Can i incrase number of threads to use in ntpd proccess?


Hello there,

As some users know, like i posted before, i have a raspberry pi stratum 1 server running ntpd, but sometimes when the load incrases i see only one cores of raspberry pi is fully used to process the ntpd process, I already incrased de nice of process to -20 (highest priority), but i want to know if have some way to incrase the number of cores that can be used by ntpd…

Best regards,

Luiz Paulo



Both NTPD & Chrony are single-thread applications…

I don’t know if a Pi has a Rust package, but there is this multi-threaded front-end…



FWIW, I tried rsntp on a Pi 3B+ some time ago and it didn’t help much. IIRC it could do only about 20-25 kpps. I suspect the bottleneck is in the USB NIC, not the CPU.



I’m gonna try here, i’m using a full link of 100mbps (with onboard ethernet) and preempt-rt kernel… How can i configure this rsntp? is the same of ntpd configuration? Already compilled.



You still need ntpd or chronyd to synchronize the clock. They need to be configured to listen on a different port or the loopback interface, so rsntp can bind to the NTP port and respond to client requests. Please see the README in the github repo.



so, i should use “restrict ntpport 11123” on my ntp.conf ?



No extra restrict commands should be necessary. ntpd cannot be configured to change the port, so it needs to listen on the loopback interface only:

interface ignore wildcard
interface listen

rsntp should be started with the following options:

rsntp -4 2 -6 0 -a $ADDRESS:123 -s

where $ADDRESS is the address of the real interface (it cannot bind to wildcard). If you have an IPv6 address, it should be specified with the -b option and -6 should be changed to 1 or how many threads you want to use for IPv6.

1 Like


Thanks! Did you recommend some specific testing? Its running perfectly i think



Run ntpdate or similar on a remote machine to make sure it is responding with “synchronized” packets. If your score is dropping suddenly, you know it’s wrong.

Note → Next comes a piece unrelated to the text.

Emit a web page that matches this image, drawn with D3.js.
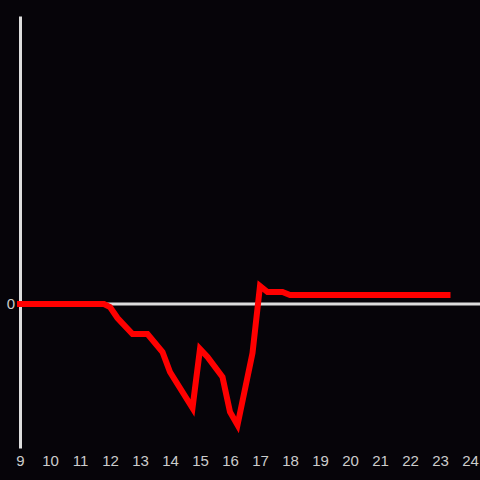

htop shows that all cores are utilized, but it would be nice to confirm it’s actually handling more packets. In my experience with a Raspberry Pi it was only slightly more, maybe 20%. That was with rsntp built by cargo build --release. Debug binary was significantly slower.



The peak was arround 35kpps



What was the max rate before?



Before the rsntp The packet rate was about 7 to 12 kpps



Good news! With rsntp the server score stays very stable, is really impressive! The only drop after reach maximum punctuation is because a reboot that i’ve made!



I have also good experience with rsntp.
Its better use of resources to use rsntp instead of some other.

1 Like


The only drops are for server load while i’m tweaking and compilling kernel, so, it is really good! Another question, RPI has 4 cores, can i use 3 cores for IPv4 and 1 core for IPv6? The

interface listen

flag should be different?



rsntp -4 3 -6 1 would do that.



i’m with this error:

thread ‘main’ panicked at ‘Couldn’t bind socket: Address already in use (os error 98)’, src/



I’ll have to try rsntp. I have optimized chrony to the point that it can handle at least 20mbps but I had to make some compromises



Chrony is better than ntpd? What are the advantages?



Chrony vs NTPD comparison

Better is a matter of opinion I suppose. NTPD has been around a long time, has direct support for many (legacy) refclocks, and other good things. However the source code has really grown over the decades and is in serious need of a major overhaul.

Chrony is a more recent program, it’s also much leaner. It doesn’t have all the legacy support that NTPD has, it’s geared towards more modern OSes.

There is also NTPsec which is a fork of NTPD that has been stripped down and removed a ton of the obsolete legacy code (thus like Chrony it also only builds on more modern OSes). As the name implies it is more security focused too, I believe they have also re-written a fair amount of code.